Central Banking 2020: Ahead of the curve

The pressing questions facing central banks

Central banks are scanning a new and uncertain landscape. Many commentators believe that the era of one policy objective – inflation targeting – and one tool – interest rates – is over. And their operational independence, which took such work to cement during the ‘Great Moderation’ that preceded the financial crisis, has been severely questioned by the nature of the crisis interventions. So where do central banks go from here?

There are many challenges that central banks face, however for now we pose two fundamental questions that central banks and their key stakeholders will need to address if they’re to successfully address the challenges through to 2020 and beyond.The answers will reshape central bank agendas and determine both the success of their policies and their relevance within societies and economies in transformation:

1. What is your role in the management of the economy, and what are the key measures of success?

2. How can you keep pace with the rapid transformation in societies, economies, communications and the systemic risks this generates?

Meeting the rising bar of expectation

Developed market central banks have employed a range of stimuli measures to sustain economic growth since 2008. But what began as temporary expedients are beginning to acquire an air of permanence. The destabilising impact of these measures has been keenly felt in developing markets that were less affected by the crisis, making this an issue for central bankers globally. How can central banks successfully navigate through these uncharted waters and how will the responses shape their nature and policies through to 2020 and beyond?

New normal, new challenges: Central banks need to not just adapt to changing conditions, but anticipate the shifts ahead and how they’re going to change the playing field for monetary policy and financial stability.

Living in the new normal: The immediate central banking challenge presented by this new normal is how to balance the eventual unwinding of monetary stimulus with the need to sustain growth and reduce the risks of market instability that could follow such a move.

The rising bar of expectations: Central banks face an increased burden of expectation as a result of the financial crisis.

Monetary and financial stability: Macro-prudential tools can target the root causes of regulation allowed imbalances within specific sectors or lending practices, mitigating the build-up of systemic risks that threaten the financial system as a whole.

New tools, new powers: The renewed emphasis on macro-prudential regulation has armed central banks with powerful new tools. However, to deliver financial stability in a world that is now so financially interconnected poses fresh challenges.

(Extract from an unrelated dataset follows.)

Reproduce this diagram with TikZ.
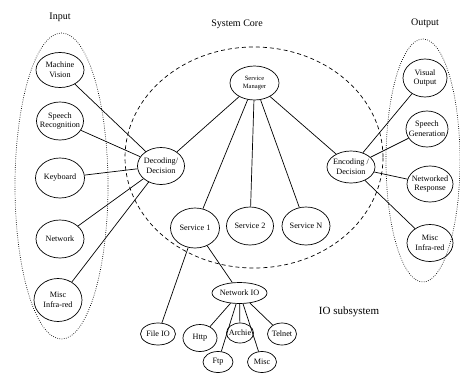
\documentclass[tikz,border=0pt]{standalone}
\usepackage{fontspec}
\setmainfont{Liberation Serif}
\usetikzlibrary{shapes.geometric}
\tikzset{
  nd/.style={ellipse, draw, line width=0.7pt, inner sep=0pt},
  txt/.style={font=\fontsize{8.2}{9.8}\selectfont, align=center, inner sep=0pt},
  smalltxt/.style={font=\fontsize{6.5}{8}\selectfont, align=center, inner sep=0pt},
  grp/.style={font=\fontsize{10}{12}\selectfont, inner sep=0pt},
  edge/.style={line width=0.7pt},
  coreline/.style={line width=0.7pt, dash pattern=on 4pt off 3pt},
  dotline/.style={line width=0.7pt, dash pattern=on 0.7pt off 1.5pt}
}
\begin{document}
\begin{tikzpicture}[x=1pt,y=-1pt]
\useasboundingbox (0,0) rectangle (460,372);
% group outlines
\draw[dotline] (61.5,186) ellipse [x radius=46.5, y radius=153];
\draw[dotline] (423,160.5) ellipse [x radius=37, y radius=121.5];
\draw[coreline] (254,157.5) ellipse [x radius=129, y radius=110.5];
% group labels
\node[grp] (lin) at (60,17) {Input};
\node[grp] (lcore) at (237,24) {System Core};
\node[grp] (lout) at (425,23) {Output};
\node[grp, font=\fontsize{11}{13}\selectfont] (lio) at (349,312) {IO subsystem};
% input nodes
\node[nd, minimum width=48, minimum height=35, label={[txt]center:Machine\\Vision}] (mv) at (60,70) {};
\node[nd, minimum width=47, minimum height=38, label={[txt]center:Speech\\Recognition}] (sr) at (60,121) {};
\node[nd, minimum width=49, minimum height=40, label={[txt]center:Keyboard}] (kb) at (60,178) {};
\node[nd, minimum width=48, minimum height=38, label={[txt]center:Network}] (nw) at (60,239) {};
\node[nd, minimum width=48, minimum height=43, label={[txt]center:Misc\\Infra-red}] (mi) at (58,300) {};
% core nodes
\node[nd, minimum width=47, minimum height=37, label={[txt]center:Decoding/\\Decision}] (dec) at (161,166) {};
\node[nd, minimum width=49, minimum height=34, label={[smalltxt]center:Service\\Manager}] (sm) at (254.5,83) {};
\node[nd, minimum width=49, minimum height=40, label={[txt]center:Service 1}] (s1) at (195,228) {};
\node[nd, minimum width=47, minimum height=38, label={[txt]center:Service 2}] (s2) at (250,226) {};
\node[nd, minimum width=48, minimum height=38, label={[txt]center:Service N}] (sn) at (306,226) {};
\node[nd, minimum width=48, minimum height=32, label={[txt]center:Encoding /\\Decision}] (enc) at (351,167) {};
% output nodes
\node[nd, minimum width=44, minimum height=38, label={[txt]center:Visual\\Output}] (vo) at (425,78) {};
\node[nd, minimum width=42, minimum height=36, label={[txt]center:Speech\\Generation}] (sg) at (427,129) {};
\node[nd, minimum width=46, minimum height=36, label={[txt]center:Networked\\Response}] (nr) at (430,184) {};
\node[nd, minimum width=46, minimum height=37, label={[txt]center:Misc\\Infra-red}] (om) at (430,243) {};
% IO nodes
\node[nd, minimum width=55, minimum height=21, label={[txt]center:Network IO}] (nio) at (239.5,293) {};
\node[nd, minimum width=35, minimum height=22, label={[txt]center:File IO}] (fio) at (158,334) {};
\node[nd, minimum width=34, minimum height=27, label={[txt]center:Http}] (http) at (200,338) {};
\node[nd, minimum width=27, minimum height=20, label={[txt]center:Archie}] (arc) at (240,333) {};
\node[nd, minimum width=29, minimum height=22, label={[txt]center:Telnet}] (tel) at (282,334) {};
\node[nd, minimum width=30, minimum height=21, label={[txt]center:Ftp}] (ftp) at (218,362) {};
\node[nd, minimum width=29, minimum height=21, label={[txt]center:Misc}] (msc) at (262,362) {};
% connectors
\foreach \n in {mv,sr,kb,nw,mi} \draw[edge] (\n) -- (dec);
\draw[edge] (dec) -- (sm);
\foreach \n in {s1,s2,sn,enc} \draw[edge] (sm) -- (\n);
\foreach \n in {vo,sg,nr,om} \draw[edge] (enc) -- (\n);
\draw[edge] (s1) -- (fio);
\draw[edge] (s1) -- (nio);
\foreach \n in {http,arc,tel,ftp,msc} \draw[edge] (nio) -- (\n);
\end{tikzpicture}
\end{document}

Strengthening influence and legitimacy: Cutting across all the issues is central banks’ power to act with authority and independence. While this has always been a challenge, the renewed focus on financial stability and powers that come within have increased the risk of politicisation.

Media-savvy: Communication has become as important as financial monitoring and management to effective central bank operations. If done well, communication can strengthen understanding of central bank objectives, help shape the market mood and provide reassurance in times of stress.

Strengthening risk management: A key element of credibility is sustaining a resilient and robust balance sheet, even when it is expanding. Central banks will need to ensure their risk function keeps pace with new types of risk they face during the course of their operations. 

The shift in macro-economic policy frameworks

Charting the relationship between GDP and credit growth

Seeing the future

In a world being reshaped by new technology and shifts in the focus of investment and growth, central banks face the collective challenge of how to oversee the rapid expansion of the global financial system and the establishment of new transmission channels, platforms and currencies. It is therefore vital that they develop the rapid monitoring and response to manage activities across the financial system.

As central banks look towards 2020, we think their existing capabilities will be increasingly tested and they will need to develop some new ones. We foresee a number of tensions in the road ahead through which the capable central bank will need to navigate. One such tension will come from a central bank’s competing role in deepening capital markets and maintaining financial stability. Deep and liquid capital markets help to improve the monetary policy transmission mechanism, increase public and private access to long-term finance and widen participation in the economy. In this respect, we highlight the strong correlation between GDP per head and private credit.

Managing the different scenarios of change

Given the regulatory reform that is still sweeping through the banking sector, it is tempting to see regulation as the key determinant of the industry’s future shape. However, there are much more fundamental forces at work than regulation, ranging from the significant shifts in technology, change in public expectations, and the pressure to stay ahead of the migration of ‘banking’ activities beyond the traditional banking sector.

Building on these observations, we’ve formulated three hypotheses, which we outline in this report:

Hypothesis 1: A future in which core banking services are delivered outside of the regulated banking industry

Hypothesis 2: Banks still have advantages but – to be part of the future – they need to invest heavily, rediscover and reassert their core role in society, and secure the ongoing support of policymakers

Hypothesis 3: Regulators and regulation need a radical re-orientation, realigning from policing to protecting and with public policy shifting its focus – to some extent – from institutions to markets and services.

"Central banks will have an important role to play in facilitating the public debate over what society wants from the banking system. Under this scenario regulators and central banks need to draw the regulatory strands back together and make regulation manageable for the firms they oversee."